▸ Short exercise
Starting from the top of the material, restate each line exactly until the line that contains "(83.5,197.5) -- cycle;", which is also copied. Pictures are excluded.

▸ Data supplied
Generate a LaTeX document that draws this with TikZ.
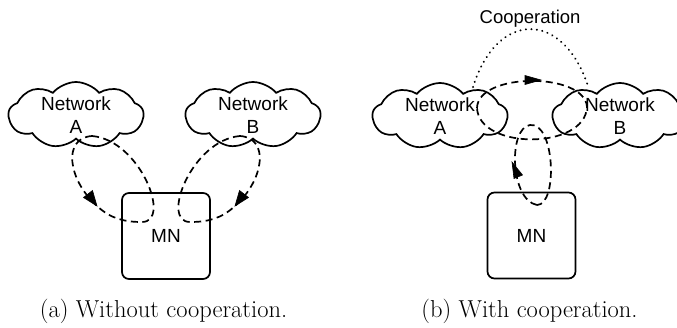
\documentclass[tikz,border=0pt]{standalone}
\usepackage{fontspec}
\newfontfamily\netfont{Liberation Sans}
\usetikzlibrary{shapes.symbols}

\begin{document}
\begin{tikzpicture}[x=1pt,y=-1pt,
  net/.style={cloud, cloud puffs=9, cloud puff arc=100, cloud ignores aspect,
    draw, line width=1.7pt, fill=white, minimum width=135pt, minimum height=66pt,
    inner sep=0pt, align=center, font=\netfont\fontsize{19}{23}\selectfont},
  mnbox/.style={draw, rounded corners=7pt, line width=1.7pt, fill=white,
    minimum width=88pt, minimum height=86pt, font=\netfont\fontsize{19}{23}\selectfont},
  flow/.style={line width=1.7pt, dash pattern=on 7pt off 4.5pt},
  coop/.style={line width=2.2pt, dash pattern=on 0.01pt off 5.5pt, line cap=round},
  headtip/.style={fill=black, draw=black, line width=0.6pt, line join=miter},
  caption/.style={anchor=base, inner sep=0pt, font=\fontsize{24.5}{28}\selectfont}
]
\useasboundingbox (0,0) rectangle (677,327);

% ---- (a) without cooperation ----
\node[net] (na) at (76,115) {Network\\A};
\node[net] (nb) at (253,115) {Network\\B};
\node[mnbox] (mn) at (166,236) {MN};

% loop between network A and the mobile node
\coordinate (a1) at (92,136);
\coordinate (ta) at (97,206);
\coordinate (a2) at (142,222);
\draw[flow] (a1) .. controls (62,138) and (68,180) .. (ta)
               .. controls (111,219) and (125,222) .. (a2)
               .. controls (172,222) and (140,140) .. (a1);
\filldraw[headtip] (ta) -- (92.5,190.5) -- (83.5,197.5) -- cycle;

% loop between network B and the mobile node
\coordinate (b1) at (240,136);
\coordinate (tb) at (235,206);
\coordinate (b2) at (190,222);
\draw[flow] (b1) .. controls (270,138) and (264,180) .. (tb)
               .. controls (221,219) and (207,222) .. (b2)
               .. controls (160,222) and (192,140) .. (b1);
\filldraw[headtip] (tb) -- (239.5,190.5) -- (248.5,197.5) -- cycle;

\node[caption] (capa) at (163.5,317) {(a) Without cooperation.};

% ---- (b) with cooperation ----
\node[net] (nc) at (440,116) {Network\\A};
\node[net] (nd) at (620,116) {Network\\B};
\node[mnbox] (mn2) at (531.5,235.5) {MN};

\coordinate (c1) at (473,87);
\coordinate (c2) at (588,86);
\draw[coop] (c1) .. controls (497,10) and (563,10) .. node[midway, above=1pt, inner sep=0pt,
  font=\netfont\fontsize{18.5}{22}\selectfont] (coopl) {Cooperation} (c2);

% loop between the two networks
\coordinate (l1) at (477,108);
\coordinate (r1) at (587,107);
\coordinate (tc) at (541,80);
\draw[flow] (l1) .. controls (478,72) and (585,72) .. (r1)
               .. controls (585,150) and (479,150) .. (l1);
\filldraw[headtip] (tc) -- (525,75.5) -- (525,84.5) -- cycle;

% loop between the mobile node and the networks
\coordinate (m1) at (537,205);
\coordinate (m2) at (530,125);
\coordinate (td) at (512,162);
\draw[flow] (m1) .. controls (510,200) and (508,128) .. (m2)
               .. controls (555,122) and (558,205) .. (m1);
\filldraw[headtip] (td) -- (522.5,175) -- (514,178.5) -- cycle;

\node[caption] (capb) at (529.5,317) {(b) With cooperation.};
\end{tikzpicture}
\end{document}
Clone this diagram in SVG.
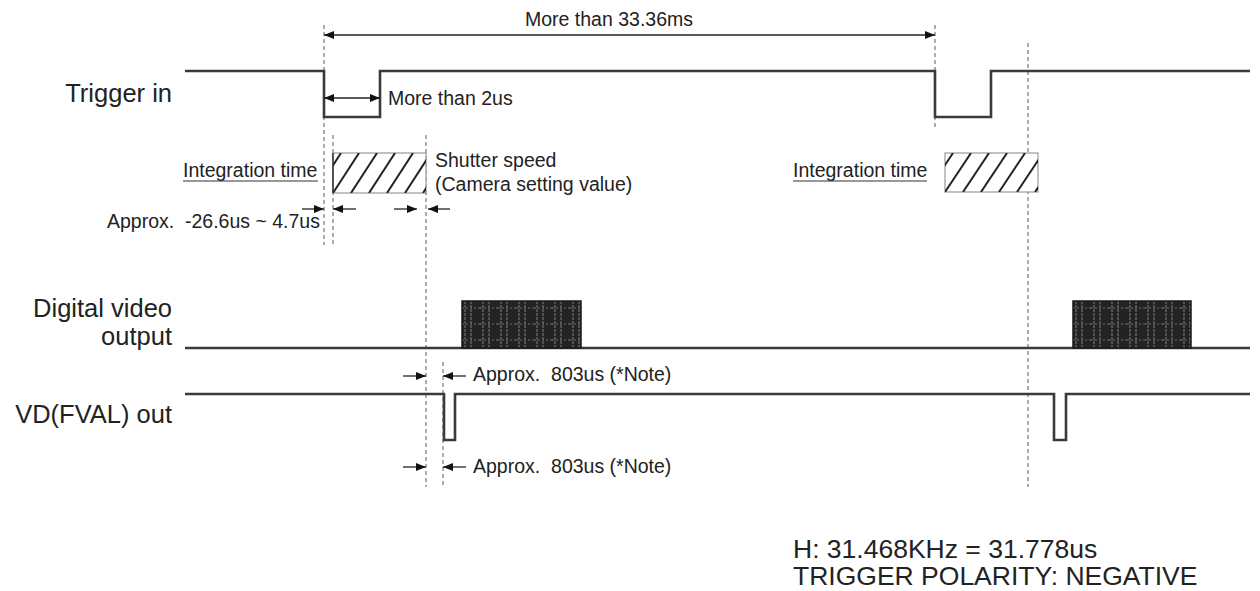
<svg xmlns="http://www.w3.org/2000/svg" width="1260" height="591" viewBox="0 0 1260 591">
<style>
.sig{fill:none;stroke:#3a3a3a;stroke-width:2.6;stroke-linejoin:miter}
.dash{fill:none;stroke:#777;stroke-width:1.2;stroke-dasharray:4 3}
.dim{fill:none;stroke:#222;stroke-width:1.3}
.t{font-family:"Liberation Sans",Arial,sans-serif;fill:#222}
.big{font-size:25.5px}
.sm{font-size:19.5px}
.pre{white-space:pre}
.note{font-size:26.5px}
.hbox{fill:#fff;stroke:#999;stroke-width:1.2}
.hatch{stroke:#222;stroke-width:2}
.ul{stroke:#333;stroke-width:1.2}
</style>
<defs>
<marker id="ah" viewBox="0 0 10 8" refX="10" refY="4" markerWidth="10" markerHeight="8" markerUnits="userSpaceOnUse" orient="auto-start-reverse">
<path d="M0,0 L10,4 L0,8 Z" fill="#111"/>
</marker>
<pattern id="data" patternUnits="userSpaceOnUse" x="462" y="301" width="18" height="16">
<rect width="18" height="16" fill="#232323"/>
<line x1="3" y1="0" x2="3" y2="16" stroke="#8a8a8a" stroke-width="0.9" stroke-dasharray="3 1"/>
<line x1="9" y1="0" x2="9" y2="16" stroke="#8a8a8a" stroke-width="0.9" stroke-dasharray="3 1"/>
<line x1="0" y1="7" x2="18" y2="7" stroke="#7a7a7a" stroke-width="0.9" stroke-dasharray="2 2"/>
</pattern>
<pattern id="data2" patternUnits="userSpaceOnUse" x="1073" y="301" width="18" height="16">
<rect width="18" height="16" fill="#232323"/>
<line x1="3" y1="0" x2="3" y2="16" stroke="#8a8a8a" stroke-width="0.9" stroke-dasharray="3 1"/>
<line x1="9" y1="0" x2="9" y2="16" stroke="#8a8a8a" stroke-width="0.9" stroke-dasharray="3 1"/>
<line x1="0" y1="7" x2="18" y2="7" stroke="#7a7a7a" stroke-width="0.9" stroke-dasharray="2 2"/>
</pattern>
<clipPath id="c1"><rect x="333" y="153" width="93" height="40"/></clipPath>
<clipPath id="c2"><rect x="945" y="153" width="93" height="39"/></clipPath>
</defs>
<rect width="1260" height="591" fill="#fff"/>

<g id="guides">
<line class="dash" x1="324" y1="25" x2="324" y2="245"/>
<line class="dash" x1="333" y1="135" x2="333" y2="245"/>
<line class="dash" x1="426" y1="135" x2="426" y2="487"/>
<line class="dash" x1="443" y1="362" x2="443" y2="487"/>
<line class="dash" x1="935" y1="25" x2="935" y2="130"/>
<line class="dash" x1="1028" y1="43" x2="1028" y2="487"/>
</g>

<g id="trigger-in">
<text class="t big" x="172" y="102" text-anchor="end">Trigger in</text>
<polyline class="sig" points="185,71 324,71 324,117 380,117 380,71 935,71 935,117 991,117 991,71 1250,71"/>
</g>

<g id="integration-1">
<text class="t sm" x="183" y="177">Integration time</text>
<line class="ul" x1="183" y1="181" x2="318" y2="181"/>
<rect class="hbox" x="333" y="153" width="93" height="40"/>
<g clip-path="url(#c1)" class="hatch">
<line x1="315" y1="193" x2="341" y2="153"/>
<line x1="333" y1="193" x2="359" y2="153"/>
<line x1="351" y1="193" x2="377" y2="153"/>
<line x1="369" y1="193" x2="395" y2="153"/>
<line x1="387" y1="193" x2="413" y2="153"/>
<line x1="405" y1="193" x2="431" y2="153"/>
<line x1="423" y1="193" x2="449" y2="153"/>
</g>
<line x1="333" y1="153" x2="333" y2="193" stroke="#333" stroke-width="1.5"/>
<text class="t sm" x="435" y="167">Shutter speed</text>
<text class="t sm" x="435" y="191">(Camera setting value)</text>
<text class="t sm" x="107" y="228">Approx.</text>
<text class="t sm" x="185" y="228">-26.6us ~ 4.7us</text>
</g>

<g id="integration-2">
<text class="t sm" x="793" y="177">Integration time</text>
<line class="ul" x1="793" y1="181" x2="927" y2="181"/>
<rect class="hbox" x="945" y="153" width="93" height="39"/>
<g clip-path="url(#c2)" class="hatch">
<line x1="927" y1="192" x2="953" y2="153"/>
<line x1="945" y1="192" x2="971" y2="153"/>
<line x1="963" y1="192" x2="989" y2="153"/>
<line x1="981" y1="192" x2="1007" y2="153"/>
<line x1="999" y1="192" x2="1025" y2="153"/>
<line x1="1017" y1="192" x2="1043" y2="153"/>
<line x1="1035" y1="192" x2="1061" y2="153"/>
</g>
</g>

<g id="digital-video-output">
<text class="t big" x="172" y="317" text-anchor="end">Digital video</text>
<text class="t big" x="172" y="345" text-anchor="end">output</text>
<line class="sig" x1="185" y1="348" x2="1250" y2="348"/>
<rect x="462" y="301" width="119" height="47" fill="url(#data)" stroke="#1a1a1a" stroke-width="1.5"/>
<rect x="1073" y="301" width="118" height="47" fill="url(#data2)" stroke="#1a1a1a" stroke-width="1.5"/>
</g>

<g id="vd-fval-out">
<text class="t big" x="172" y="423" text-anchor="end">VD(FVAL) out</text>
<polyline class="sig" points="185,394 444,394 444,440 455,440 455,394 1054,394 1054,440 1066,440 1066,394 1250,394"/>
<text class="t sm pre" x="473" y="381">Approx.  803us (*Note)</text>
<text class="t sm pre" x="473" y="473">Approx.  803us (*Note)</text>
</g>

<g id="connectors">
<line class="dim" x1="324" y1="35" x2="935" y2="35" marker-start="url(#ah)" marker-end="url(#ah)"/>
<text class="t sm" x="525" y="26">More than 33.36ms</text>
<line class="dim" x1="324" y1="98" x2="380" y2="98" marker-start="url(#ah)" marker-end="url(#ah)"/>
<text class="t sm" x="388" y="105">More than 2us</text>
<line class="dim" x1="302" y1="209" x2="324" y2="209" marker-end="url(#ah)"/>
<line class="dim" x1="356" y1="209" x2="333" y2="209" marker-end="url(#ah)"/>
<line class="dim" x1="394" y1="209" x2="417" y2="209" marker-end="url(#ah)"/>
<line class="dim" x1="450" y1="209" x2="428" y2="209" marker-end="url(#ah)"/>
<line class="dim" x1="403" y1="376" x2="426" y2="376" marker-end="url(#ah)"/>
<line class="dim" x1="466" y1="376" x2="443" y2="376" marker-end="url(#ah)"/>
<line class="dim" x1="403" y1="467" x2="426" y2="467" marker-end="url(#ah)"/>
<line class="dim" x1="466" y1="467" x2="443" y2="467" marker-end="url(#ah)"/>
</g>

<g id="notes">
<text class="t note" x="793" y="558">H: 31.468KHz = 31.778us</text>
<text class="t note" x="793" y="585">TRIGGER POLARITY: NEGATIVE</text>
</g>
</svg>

▸ Final result
Generate a LaTeX document that draws this with TikZ.
\documentclass[tikz,border=0pt]{standalone}
\usepackage{fontspec}
\newfontfamily\netfont{Liberation Sans}
\usetikzlibrary{shapes.symbols}

\begin{document}
\begin{tikzpicture}[x=1pt,y=-1pt,
  net/.style={cloud, cloud puffs=9, cloud puff arc=100, cloud ignores aspect,
    draw, line width=1.7pt, fill=white, minimum width=135pt, minimum height=66pt,
    inner sep=0pt, align=center, font=\netfont\fontsize{19}{23}\selectfont},
  mnbox/.style={draw, rounded corners=7pt, line width=1.7pt, fill=white,
    minimum width=88pt, minimum height=86pt, font=\netfont\fontsize{19}{23}\selectfont},
  flow/.style={line width=1.7pt, dash pattern=on 7pt off 4.5pt},
  coop/.style={line width=2.2pt, dash pattern=on 0.01pt off 5.5pt, line cap=round},
  headtip/.style={fill=black, draw=black, line width=0.6pt, line join=miter},
  caption/.style={anchor=base, inner sep=0pt, font=\fontsize{24.5}{28}\selectfont}
]
\useasboundingbox (0,0) rectangle (677,327);

% ---- (a) without cooperation ----
\node[net] (na) at (76,115) {Network\\A};
\node[net] (nb) at (253,115) {Network\\B};
\node[mnbox] (mn) at (166,236) {MN};

% loop between network A and the mobile node
\coordinate (a1) at (92,136);
\coordinate (ta) at (97,206);
\coordinate (a2) at (142,222);
\draw[flow] (a1) .. controls (62,138) and (68,180) .. (ta)
               .. controls (111,219) and (125,222) .. (a2)
               .. controls (172,222) and (140,140) .. (a1);
\filldraw[headtip] (ta) -- (92.5,190.5) -- (83.5,197.5) -- cycle;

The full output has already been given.